BENGALURU: Indian shares fell on Friday, a day after hitting a near three-month high, as investors braced for yet another weak quarter for earnings, and after weak business sentiment data from Japan rekindled global growth worries.
Business sentiment among Japan's big manufacturers deteriorated to the lowest in nearly three years and is expected to worsen in the coming quarter, a closely watched central bank survey showed on Friday.
Asian shares and the dollar both lost more ground as investors began the new quarter in a cautious mood, with glimmers of life in China's economy offset by a darkening mood in Japan.
Markets back home were also a bit groggy after rallying about 10 percent in March following a fiscally prudent union budget and amid expectations of a 50 basis point rate cut by the Reserve Bank of India (RBI) on April 5.

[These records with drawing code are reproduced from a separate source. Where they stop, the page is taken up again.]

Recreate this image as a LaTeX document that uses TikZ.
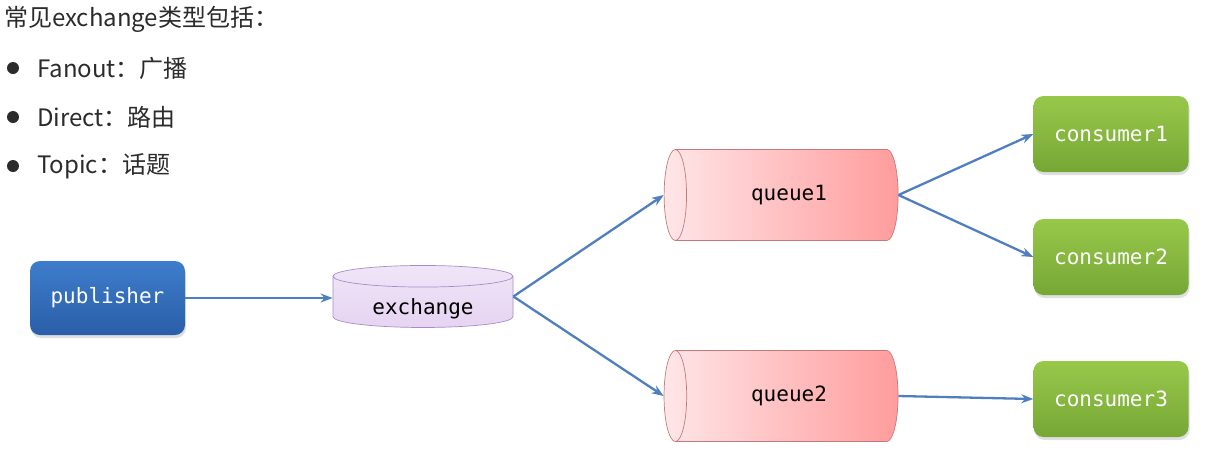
\documentclass[tikz,border=0pt]{standalone}
\usepackage{fontspec}
\newfontfamily\cjk{Noto Sans CJK SC}
\newfontfamily\codefont{DejaVu Sans Mono}
\usetikzlibrary{shapes.geometric,arrows.meta,shadows}

\definecolor{txt}{HTML}{2B2B2B}
\definecolor{flow}{HTML}{4F7FBF}
\definecolor{pubtop}{HTML}{3E7DCB}
\definecolor{pubbot}{HTML}{2A5EA8}
\definecolor{contop}{HTML}{98C84A}
\definecolor{conbot}{HTML}{76A735}
\definecolor{qleft}{HTML}{FFE6E8}
\definecolor{qright}{HTML}{FF9C9C}
\definecolor{qborder}{HTML}{C47A7A}
\definecolor{exfill}{HTML}{E6D4F2}
\definecolor{exborder}{HTML}{A88CC6}

\tikzset{
  codetext/.style={font=\codefont\fontsize{21}{24}\selectfont},
  box/.style={rectangle, rounded corners=10pt, minimum width=155pt,
    text=white, codetext,
    drop shadow={opacity=0.25, shadow xshift=1pt, shadow yshift=-3pt}},
  pubbox/.style={box, minimum height=74pt, top color=pubtop, bottom color=pubbot},
  conbox/.style={box, minimum height=76pt, top color=contop, bottom color=conbot},
  queue/.style={cylinder, shape border rotate=180, aspect=0.85,
    minimum height=234pt, minimum width=91pt, draw=qborder, line width=0.7pt,
    left color=qleft, right color=qright, text=black, codetext},
  exch/.style={cylinder, shape border rotate=90, aspect=0.2,
    minimum height=62pt, minimum width=180pt, draw=exborder, line width=0.7pt,
    top color=exfill!60!white, bottom color=exfill, text=black, codetext,
    text height=22pt, text depth=0pt},
  flowarrow/.style={draw=flow, line width=2.3pt, -{Stealth[length=12pt,width=9pt]}},
  bullet/.style={circle, fill=txt, inner sep=0pt, minimum size=12pt},
  listtext/.style={anchor=west, inner sep=0pt, text=txt, font=\cjk\fontsize{24}{28}\selectfont}
}

\begin{document}
\begin{tikzpicture}[x=1pt, y=-1pt]
  \useasboundingbox (0,0) rectangle (1207,459);

  % heading and list of exchange types
  \node[listtext] (title) at (4,19) {常见exchange类型包括：};
  \node[bullet] (b1) at (13,68) {};
  \node[bullet] (b2) at (13,117) {};
  \node[bullet] (b3) at (13,166) {};
  \node[listtext] (t1) at (37,68) {Fanout：广播};
  \node[listtext] (t2) at (37,117) {Direct：路由};
  \node[listtext] (t3) at (37,166) {Topic：话题};

  % nodes
  \node[pubbox] (pub) at (107.5,298) {publisher};
  \node[exch] (ex) at (423,303.5) {exchange};
  \node[queue] (q1) at (789,195) {queue1};
  \node[queue] (q2) at (789,396) {queue2};
  \node[conbox] (c1) at (1111,134) {consumer1};
  \node[conbox] (c2) at (1111,257) {consumer2};
  \node[conbox] (c3) at (1111,399) {consumer3};

  % message flow
  \draw[flowarrow] (pub.east) -- (pub.east -| ex.west);
  \draw[flowarrow] (ex.shape center -| ex.east) -- (q1.west);
  \draw[flowarrow] (ex.shape center -| ex.east) -- (q2.west);
  \draw[flowarrow] (q1.east) -- (c1.west);
  \draw[flowarrow] (q1.east) -- (c2.west);
  \draw[flowarrow] (q2.east) -- (c3.west);
\end{tikzpicture}
\end{document}
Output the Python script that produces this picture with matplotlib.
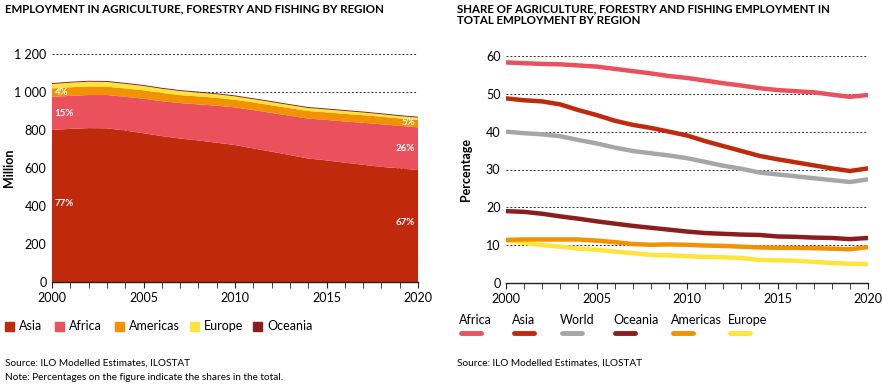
import matplotlib.pyplot as plt
from matplotlib.lines import Line2D
from matplotlib.patches import Rectangle
from matplotlib.ticker import FuncFormatter, MultipleLocator

plt.rcParams["font.family"] = ["Lato", "DejaVu Sans"]

years = list(range(2000, 2021))

# left chart: employment in agriculture, millions
asia = [800, 806, 810, 809, 797, 783, 768, 755, 745, 733, 721,
        703, 686, 668, 650, 640, 628, 617, 606, 598, 589]
africa = [174, 174, 174, 175, 178, 182, 184, 187, 190, 195, 198,
          202, 204, 207, 210, 213, 217, 221, 224, 224, 225]
americas = [45, 45, 45, 44, 44, 44, 43, 42, 42, 41, 40,
            40, 40, 40, 40, 40, 40, 40, 40, 39, 39]
europe = [23, 24, 25, 25, 24, 23, 22, 21, 20, 19, 18,
          17, 17, 16, 16, 15, 15, 14, 13, 12, 12]
oceania = [5, 5, 5, 5, 5, 5, 5, 5, 5, 5, 5,
           5, 5, 5, 5, 5, 5, 5, 5, 5, 5]

stack_labels = ["Asia", "Africa", "Americas", "Europe", "Oceania"]
stack_colors = ["#c0290b", "#ea515c", "#f39200", "#ffe53b", "#8c1d1d"]

# share labels written on the area chart
share_2000 = ["77%", "15%", "4%"]
share_2020 = ["67%", "26%", "5%"]

# right chart: share of agriculture in total employment, %
share = {
    "Africa": [58.3, 58.1, 57.9, 57.8, 57.5, 57.2, 56.6, 56.0, 55.4, 54.7, 54.2,
               53.5, 52.8, 52.2, 51.5, 51.0, 50.7, 50.4, 49.8, 49.2, 49.7],
    "Asia": [48.8, 48.3, 48.0, 47.2, 45.7, 44.4, 42.9, 41.8, 41.0, 40.0, 39.0,
             37.5, 36.2, 34.9, 33.6, 32.7, 31.9, 31.1, 30.3, 29.6, 30.3],
    "World": [40.0, 39.6, 39.3, 38.8, 37.8, 36.9, 35.8, 34.9, 34.3, 33.7, 33.0,
              32.0, 31.0, 30.2, 29.2, 28.7, 28.2, 27.7, 27.2, 26.7, 27.4],
    "Oceania": [19.0, 18.8, 18.3, 17.6, 17.0, 16.3, 15.7, 15.1, 14.6, 14.1, 13.6,
                13.2, 13.0, 12.8, 12.7, 12.3, 12.2, 12.0, 11.9, 11.6, 11.9],
    "Americas": [11.4, 11.5, 11.5, 11.5, 11.5, 11.2, 10.8, 10.3, 10.1, 10.2, 10.1,
                 9.9, 9.8, 9.6, 9.4, 9.3, 9.3, 9.2, 9.1, 8.9, 9.5],
    "Europe": [11.3, 10.6, 10.0, 9.6, 9.1, 8.8, 8.3, 7.9, 7.4, 7.3, 7.1,
               6.9, 6.8, 6.6, 6.1, 6.0, 5.9, 5.6, 5.3, 5.1, 5.0],
}
line_colors = {"Africa": "#ea515c", "Asia": "#c0290b", "World": "#a6a6a6",
               "Oceania": "#8c1d1d", "Americas": "#f39200", "Europe": "#ffe53b"}

fig = plt.figure(figsize=(8.82, 3.84), dpi=100)
W, H = 882, 384


def style_axis(ax):
    for s in ["left", "right", "top"]:
        ax.spines[s].set_visible(False)
    ax.spines["bottom"].set_color("#222222")
    ax.spines["bottom"].set_linewidth(1.0)
    ax.set_xlim(2000, 2020)
    ax.xaxis.set_major_locator(MultipleLocator(5))
    ax.xaxis.set_minor_locator(MultipleLocator(1))
    ax.tick_params(axis="x", which="both", direction="out", length=4,
                   color="#222222", labelsize=9, pad=3)
    ax.tick_params(axis="y", length=0, labelsize=9, pad=4)
    ax.grid(axis="y", linestyle=(0, (2, 2)), color="#333333", linewidth=0.7)
    ax.set_axisbelow(True)


# ---- left: stacked area
ax1 = fig.add_axes([52 / W, 1 - 282 / H, 366 / W, 228 / H])
ax1.stackplot(years, asia, africa, americas, europe, oceania,
              colors=stack_colors, linewidth=0)
ax1.set_ylim(0, 1200)
ax1.yaxis.set_major_locator(MultipleLocator(200))
ax1.yaxis.set_major_formatter(FuncFormatter(lambda v, p: f"{int(v):,}".replace(",", " ")))
style_axis(ax1)
ax1.set_ylabel("Million", fontsize=9, fontweight="bold")
ax1.yaxis.set_label_coords(-0.1, 0.5)

# share labels
lab_kw = dict(color="white", fontsize=7, fontweight="bold", va="center")
ax1.text(2000.15, 415, share_2000[0], **lab_kw)
ax1.text(2000.15, 888, share_2000[1], **lab_kw)
ax1.text(2000.15, 995, share_2000[2], **lab_kw)
ax1.text(2019.85, 315, share_2020[0], ha="right", **lab_kw)
ax1.text(2019.85, 705, share_2020[1], ha="right", **lab_kw)
ax1.text(2019.85, 842, share_2020[2], ha="right", **lab_kw)

# ---- right: lines
ax2 = fig.add_axes([506 / W, 1 - 283 / H, 362 / W, 227 / H])
for name in ["Europe", "Americas", "Oceania", "World", "Asia", "Africa"]:
    ax2.plot(years, share[name], color=line_colors[name], linewidth=3.2,
             solid_capstyle="round", solid_joinstyle="round")
ax2.set_ylim(0, 60)
ax2.yaxis.set_major_locator(MultipleLocator(10))
style_axis(ax2)
ax2.set_ylabel("Percentage", fontsize=9, fontweight="bold")
ax2.yaxis.set_label_coords(-0.095, 0.5)

# ---- titles
fig.text(5 / W, 1 - 9 / H, "EMPLOYMENT IN AGRICULTURE, FORESTRY AND FISHING BY REGION",
         fontsize=8.3, fontweight="bold", va="center", ha="left")
fig.text(457 / W, 1 - 15 / H,
         "SHARE OF AGRICULTURE, FORESTRY AND FISHING EMPLOYMENT IN\nTOTAL EMPLOYMENT BY REGION",
         fontsize=8.3, fontweight="bold", va="center", ha="left", linespacing=1.05)

# ---- left legend
leg_x = [5, 55, 115, 190, 253]
for x, lab, col in zip(leg_x, stack_labels, stack_colors):
    fig.add_artist(Rectangle((x / W, 1 - 331 / H), 9 / W, 9 / H, color=col,
                             transform=fig.transFigure))
    fig.text((x + 14) / W, 1 - 326 / H, lab, fontsize=9, va="center", ha="left")

# ---- right legend
leg2_x = [459, 512, 560, 613, 671, 728]
for x, name in zip(leg2_x, ["Africa", "Asia", "World", "Oceania", "Americas", "Europe"]):
    fig.text(x / W, 1 - 320 / H, name, fontsize=9, va="center", ha="left")
    fig.add_artist(Line2D([(x + 2) / W, (x + 22) / W], [1 - 333 / H, 1 - 333 / H],
                          color=line_colors[name], linewidth=3.5,
                          solid_capstyle="round", transform=fig.transFigure))

# ---- sources
fig.text(5 / W, 1 - 363 / H, "Source: ILO Modelled Estimates, ILOSTAT", fontsize=7.2, va="center")
fig.text(5 / W, 1 - 378 / H, "Note: Percentages on the figure indicate the shares in the total.",
         fontsize=7.2, va="center")
fig.text(457 / W, 1 - 363 / H, "Source: ILO Modelled Estimates, ILOSTAT", fontsize=7.2, va="center")

fig.savefig("out.png", dpi=100)
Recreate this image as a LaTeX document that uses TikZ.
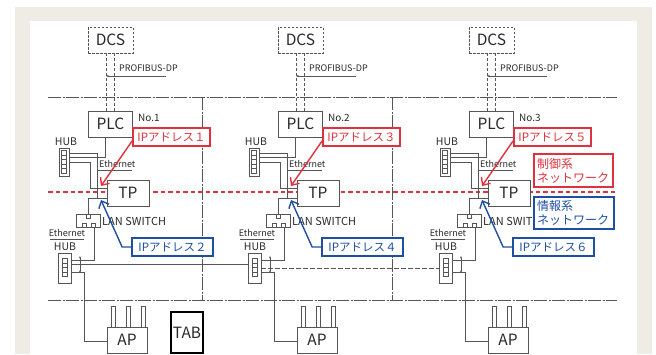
\documentclass[tikz,border=0pt]{standalone}
\usepackage{fontspec}
\setmainfont{Noto Sans CJK JP}
\usetikzlibrary{arrows.meta}
\definecolor{framec}{HTML}{EEECE5}
\definecolor{ln}{HTML}{555555}
\definecolor{txt}{HTML}{2A2A2A}
\definecolor{myred}{HTML}{E0323E}
\definecolor{myblue}{HTML}{1E4FA2}
\newcommand\myfs[1]{\fontsize{#1}{#1}\selectfont}
\begin{document}
\begin{tikzpicture}[x=1pt,y=-1pt,
  wire/.style={draw=ln,line width=0.6pt},
  dashdot/.style={draw=ln,line width=0.6pt,dash pattern=on 13pt off 1.5pt on 2pt off 1.5pt},
  unit/.style={draw=ln,line width=0.6pt,fill=white,inner sep=0pt,text=txt,font=\myfs{15.5}},
  dcsdash/.style={dash pattern=on 2.5pt off 1.5pt},
  dcsline/.style={draw=ln,line width=0.6pt,dash pattern=on 3pt off 2pt},
  lbl/.style={inner sep=0pt,text=txt},
  hubdev/.style={draw=ln,line width=0.6pt,fill=white,inner sep=0pt},
  redbox/.style={draw=myred,line width=1.7pt,fill=white,text=myred,inner sep=0pt,font=\myfs{11.5}},
  bluebox/.style={draw=myblue,line width=1.7pt,fill=white,text=myblue,inner sep=0pt,font=\myfs{11.5}},
  redarrow/.style={draw=myred,line width=1.4pt,-{Straight Barb[length=6pt,width=11pt]}},
  bluearrow/.style={draw=myblue,line width=1.4pt,-{Straight Barb[length=6pt,width=11pt]}},
  smallarr/.style={wire,{Stealth[length=2.5pt,width=2pt]}-{Stealth[length=2.5pt,width=2pt]}}
]
\useasboundingbox (0,0) rectangle (656,354);
\fill[white] (0,0) rectangle (656,354);
\fill[framec] (15,7) rectangle (652,354);
\fill[white] (30,21) rectangle (637,354);
% zone lines
\draw[dashdot] (48,97) -- (617,97);
\draw[dashdot] (48,300) -- (617,300);
\draw[dashdot] (202,97) -- (202,300);
\draw[dashdot] (392,97) -- (392,300);
% control network line
\draw[myred,line width=1.8pt,dash pattern=on 4.5pt off 3pt] (48,192) -- (617,192);

\foreach \o/\n/\ra/\rb/\swtext in {0/1/１/２/LAN SWITCH,190/2/３/４/LAN SWITCH,381/3/５/６/LAN SWIT}{
\begin{scope}[xshift=\o pt]
 % DCS / PLC
 \node[unit,dcsdash,minimum width=45pt,minimum height=26pt] (dcs\n) at (110.5,40) {DCS};
 \node[unit,minimum width=44pt,minimum height=26pt] (plc\n) at (110.5,124) {PLC};
 \draw[dcsline] ([xshift=-4pt]dcs\n.south) -- ([xshift=-4pt]plc\n.north);
 \draw[dcsline] ([xshift=4pt]dcs\n.south) -- ([xshift=4pt]plc\n.north);
 \node[lbl,font=\myfs{9},anchor=west] (pb\n) at (119,68) {PROFIBUS-DP};
 \coordinate (pbe\n) at (166,76);
 \coordinate (pbs\n) at (106,76);
 \draw[wire,-{Stealth[length=3pt,width=2.4pt]}] (pbe\n) -- (pbs\n);
 \node[lbl,font=\myfs{10},anchor=west] (no\n) at (138,118) {No.\n};
 % upper hub
 \node[lbl,font=\myfs{10.5}] (hubt\n) at (66,142) {HUB};
 \node[hubdev,minimum width=10pt,minimum height=28pt] (hubu\n) at (64,162.5) {};
 \foreach \k in {0,...,4} \draw[wire] (61.5,150.5+4.5*\k) rectangle ++(5,4.5);
 % TP and switch
 \node[unit,minimum width=42pt,minimum height=26pt] (tp\n) at (128,193) {TP};
 \node[hubdev,minimum width=24pt,minimum height=13pt] (sw\n) at (88,220.5) {};
 \draw[wire] (86,214) rectangle (90,218);
 \draw[wire] (82,223) rectangle (86,227);
 \draw[wire] (91,223) rectangle (95,227);
 \node[lbl,font=\myfs{11},anchor=west] (swt\n) at (102,221) {\swtext};
 % upper wiring
 \coordinate (wa\n) at (105,157);
 \draw[wire] (plc\n.south -| wa\n) -- (wa\n) -- (hubu\n.east |- wa\n);
 \coordinate (wb\n) at (97,153);
 \coordinate (wbb\n) at (97,198);
 \draw[wire] (hubu\n.east |- wb\n) -- (wb\n) -- (wbb\n);
 \coordinate (wc\n) at (90,162);
 \coordinate (wcc\n) at (90,188);
 \draw[wire] (hubu\n.east |- wc\n) -- (wc\n) -- (wcc\n) -- (tp\n.west |- wcc\n);
 \coordinate (wd\n) at (88,198);
 \draw[wire] (sw\n.north) -- (wd\n) -- (tp\n.west |- wd\n);
 \node[lbl,font=\myfs{9},anchor=west] (eth\n) at (99,164) {Ethernet};
 \coordinate (eu\n) at (98,170);
 \coordinate (euu\n) at (132,170);
 \draw[wire] (eu\n) -- (euu\n);
 % lower hub
 \node[lbl,font=\myfs{9}] (ethl\n) at (67,233) {Ethernet};
 \coordinate (el\n) at (50,239);
 \coordinate (ell\n) at (84,239);
 \draw[wire] (el\n) -- (ell\n);
 \node[lbl,font=\myfs{10.5}] (hubtl\n) at (65,247) {HUB};
 \node[hubdev,minimum width=13pt,minimum height=30pt] (hubl\n) at (64.5,268) {};
 \foreach \k in {0,...,3} \draw[wire] (62,258.5+4.5*\k) rectangle ++(5,4.5);
 \coordinate (we\n) at (94,260);
 \draw[wire] (sw\n.south -| we\n) -- (we\n) -- (hubl\n.east |- we\n);
 \coordinate (ma\n) at (80,256);
 \coordinate (mb\n) at (80,273);
 \draw[smallarr] (ma\n) -- (mb\n);
 % AP
 \foreach \ax in {111,126,141} \draw[wire,fill=white] (\ax,306) rectangle ++(4,21);
 \node[unit,minimum width=40pt,minimum height=26pt] (ap\n) at (127,340) {AP};
 \coordinate (wf\n) at (84,272);
 \coordinate (wff\n) at (84,341);
 \draw[wire] (hubl\n.east |- wf\n) -- (wf\n) -- (wff\n) -- (ap\n.west |- wff\n);
 % IP address labels
 \node[redbox,minimum width=77pt,minimum height=18pt] (ipr\n) at (171.5,137) {IPアドレス\ra};
 \node[bluebox,minimum width=81pt,minimum height=18pt] (ipb\n) at (172.5,247) {IPアドレス\rb};
 \coordinate (tr\n) at (101,186);
 \draw[redarrow] ([yshift=6pt]ipr\n.south west) -- (tr\n);
 \coordinate (tb\n) at (101,200);
 \draw[bluearrow] (ipb\n.west) -- ++(-9,0) -- (tb\n);
\end{scope}}

% backbone between hubs
\coordinate (bb1) at (71,264);
\draw[wire] (hubl1.east |- bb1) -- (hubl2.west |- bb1);
\coordinate (bb2) at (261,268);
\draw[wire,dash pattern=on 5pt off 2pt] (hubl2.east |- bb2) -- (hubl3.west |- bb2);

% legend boxes
\node[redbox,minimum width=79pt,minimum height=33pt,inner xsep=3pt,align=left,font=\fontsize{12}{14}\selectfont,text width=73pt] (ctl) at (573.5,170.5) {制御系\\ネットワーク};
\node[bluebox,minimum width=80pt,minimum height=32pt,inner xsep=3pt,align=left,font=\fontsize{12}{14}\selectfont,text width=74pt] (inf) at (574,213) {情報系\\ネットワーク};

% tablet
\node[draw=black,line width=1.4pt,fill=white,inner sep=0pt,minimum width=32pt,minimum height=41pt,text=txt,font=\myfs{15.5}] (tab) at (187,332.5) {TAB};
\end{tikzpicture}
\end{document}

"Whatever happened in the month of March was the rally of March. Now I'm expecting a correction as the results season is likely to start and things will get difficult from here on," said AK Prabhakar, head of research at IDBI Capital.
Analysts have been cutting projections for the March quarter, due to a surge in bad loans for Indian banks, oil price slump and weak global demand.
If the declining projections are realised, already costly stocks could become pricier and equity investors could become even more skittish.
The broader NSE Nifty was down 0.77 percent at 7,678.55 at 1.03 p.m., while the benchmark BSE Sensex was down 0.74 percent at 25,154.12. Both indexes hit their highest level since Jan. 6 on Thursday.
Automakers Tata Motors (TAMO.NS) and Mahindra and Mahindra (MAHM.NS) fell more than 1 percent after the Supreme Court on Thursday extended a ban on the sale of large diesel cars in New Delhi until the next hearing of the case.
Infrastructure firm IVRCL (IVRC.NS) slumped 7 percent after a flyover, which the company was building, collapsed on Thursday in Kolkata.
Among the gainers, Jaiprakash Associates (JAIA.NS) surged 9 percent after UltraTech Cement's (ULTC.NS) board approved a deal to buy the former's identified cement plants at an enterprise value of 159 billion rupees.